One thousand Americans are killed in 18 months in Iraq, and it's a quagmire. One thousand Quebecers are killed by insufficient hand-washing in their filthy, decrepit health care system, and kindly progressive Americans can't wait to bring it south of the border. If one has to die for a cause, bringing liberty to the Middle East is a nobler venture and a better bet than government health care.

He also bitchslaps Kerry on the outsourcing Osama nonesense, and does the deed using a Kerry quote from the time, the nuance of which must have been lost on me.

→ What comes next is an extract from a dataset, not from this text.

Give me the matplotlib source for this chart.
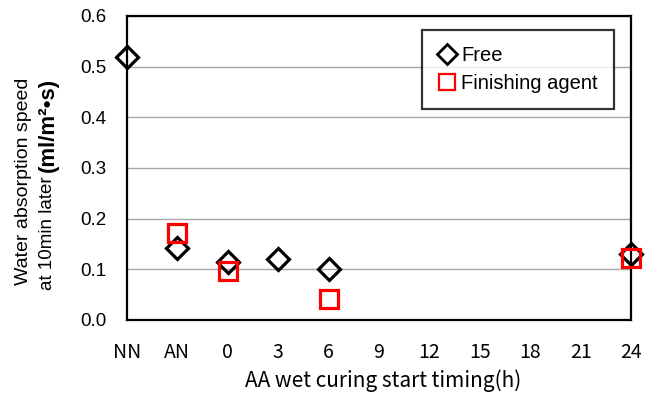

Why, you say? But of course---because I'm ignorant. That's the theme of Jeff Jacoby's piece today in the Boston Globe, which takes a long, slow, drag on the Democrats' favorite drug, the Adlai Stevenson syndrome. According to Jacoby, the average voter is dumber than a sack of rocks---the implication of which goes unstated that if/when Kerry loses, it's because Amerika the dumb is not worthy of him.

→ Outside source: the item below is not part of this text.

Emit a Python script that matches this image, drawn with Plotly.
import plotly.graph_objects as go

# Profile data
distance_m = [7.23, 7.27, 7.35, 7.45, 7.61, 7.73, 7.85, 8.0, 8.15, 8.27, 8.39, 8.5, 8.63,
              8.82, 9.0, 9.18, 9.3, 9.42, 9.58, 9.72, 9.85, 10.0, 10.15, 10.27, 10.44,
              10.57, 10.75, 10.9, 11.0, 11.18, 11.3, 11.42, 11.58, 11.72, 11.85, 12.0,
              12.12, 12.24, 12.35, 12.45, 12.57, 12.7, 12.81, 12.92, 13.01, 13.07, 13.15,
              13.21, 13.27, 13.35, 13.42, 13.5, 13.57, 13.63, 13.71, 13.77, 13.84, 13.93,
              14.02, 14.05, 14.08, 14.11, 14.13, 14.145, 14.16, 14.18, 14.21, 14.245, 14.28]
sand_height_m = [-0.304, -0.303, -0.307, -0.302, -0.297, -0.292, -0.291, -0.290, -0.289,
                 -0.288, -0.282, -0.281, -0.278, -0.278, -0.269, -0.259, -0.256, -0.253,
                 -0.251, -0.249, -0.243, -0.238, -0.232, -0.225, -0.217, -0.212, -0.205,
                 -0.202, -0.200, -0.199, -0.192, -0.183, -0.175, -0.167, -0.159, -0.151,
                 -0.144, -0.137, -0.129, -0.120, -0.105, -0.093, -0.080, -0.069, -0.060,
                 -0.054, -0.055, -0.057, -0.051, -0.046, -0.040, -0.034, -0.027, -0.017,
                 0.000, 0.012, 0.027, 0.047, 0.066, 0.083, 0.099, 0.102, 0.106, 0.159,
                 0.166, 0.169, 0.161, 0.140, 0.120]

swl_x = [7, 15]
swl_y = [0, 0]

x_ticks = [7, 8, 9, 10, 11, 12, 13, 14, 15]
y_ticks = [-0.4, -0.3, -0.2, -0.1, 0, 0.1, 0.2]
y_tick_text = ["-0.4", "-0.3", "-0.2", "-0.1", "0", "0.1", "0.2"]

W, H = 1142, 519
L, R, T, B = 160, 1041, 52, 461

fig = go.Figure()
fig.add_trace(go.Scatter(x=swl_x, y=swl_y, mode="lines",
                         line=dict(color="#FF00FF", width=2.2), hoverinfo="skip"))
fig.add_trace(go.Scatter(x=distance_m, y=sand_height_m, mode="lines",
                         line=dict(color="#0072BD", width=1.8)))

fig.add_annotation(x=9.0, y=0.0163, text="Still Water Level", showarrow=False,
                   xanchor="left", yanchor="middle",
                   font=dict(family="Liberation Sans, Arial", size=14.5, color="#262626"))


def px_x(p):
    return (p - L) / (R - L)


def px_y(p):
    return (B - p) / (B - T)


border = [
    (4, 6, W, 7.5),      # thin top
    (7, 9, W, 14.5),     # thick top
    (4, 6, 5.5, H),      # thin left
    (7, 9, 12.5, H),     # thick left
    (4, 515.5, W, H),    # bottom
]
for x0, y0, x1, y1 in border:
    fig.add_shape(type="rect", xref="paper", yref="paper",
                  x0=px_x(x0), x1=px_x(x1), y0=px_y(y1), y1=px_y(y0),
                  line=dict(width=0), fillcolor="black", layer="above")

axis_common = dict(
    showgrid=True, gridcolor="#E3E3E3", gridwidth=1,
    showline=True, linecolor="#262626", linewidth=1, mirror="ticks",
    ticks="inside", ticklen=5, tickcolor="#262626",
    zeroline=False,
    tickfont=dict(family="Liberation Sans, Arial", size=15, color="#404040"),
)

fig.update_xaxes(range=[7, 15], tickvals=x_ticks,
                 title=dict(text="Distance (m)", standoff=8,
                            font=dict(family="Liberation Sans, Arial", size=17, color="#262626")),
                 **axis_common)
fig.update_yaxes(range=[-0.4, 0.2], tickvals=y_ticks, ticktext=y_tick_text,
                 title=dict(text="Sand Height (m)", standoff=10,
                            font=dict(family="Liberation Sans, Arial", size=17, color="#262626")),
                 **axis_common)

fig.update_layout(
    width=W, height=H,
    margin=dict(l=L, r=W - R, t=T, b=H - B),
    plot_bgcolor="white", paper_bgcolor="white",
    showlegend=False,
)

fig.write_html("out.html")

This article is useful for two reasons: 1. to add to the pile of evidence that the Democrat elites are starting to panic going into the last week, and B. one of my favorite themes of how lefty elites disparage small-r republican institutions (like the electoral college) in favor of radical democratic openess, but when the demos goes and acts the way the demos do, by electing republicans, recalling Gray Davis etc., they cry foul at some travesty or miscarriage of justice---if only the people knew what was truly in their interest! Why oh why won't they listen to us---it must be because they are stupid and corrupt! The answer is never "Gee, maybe because they don't like where we are leading them?" Remember: the Vanguard of the Proletariat is never wrong! That's why it can be trusted with absolute power, you bourgeois jackal!

Antidote, you ask? Nurse, 20o cee-cees of Ralph Peters, stat! What, he's not responding? Damn the risks---here's both barrels of VDH.

And if THAT doesn't revive you, I know of only one thing that could: how about proof of how Dubya has a higher IQ than Kerry? D'Oh! That's just going to ruin Oliver Willis' day!

Posted by Steve at October 24, 2004 02:48 PM | TrackBack
Comments

Yeah, but real poli-sci wonks want to know if Kerry is active-negative and if Bush is really passive-positive.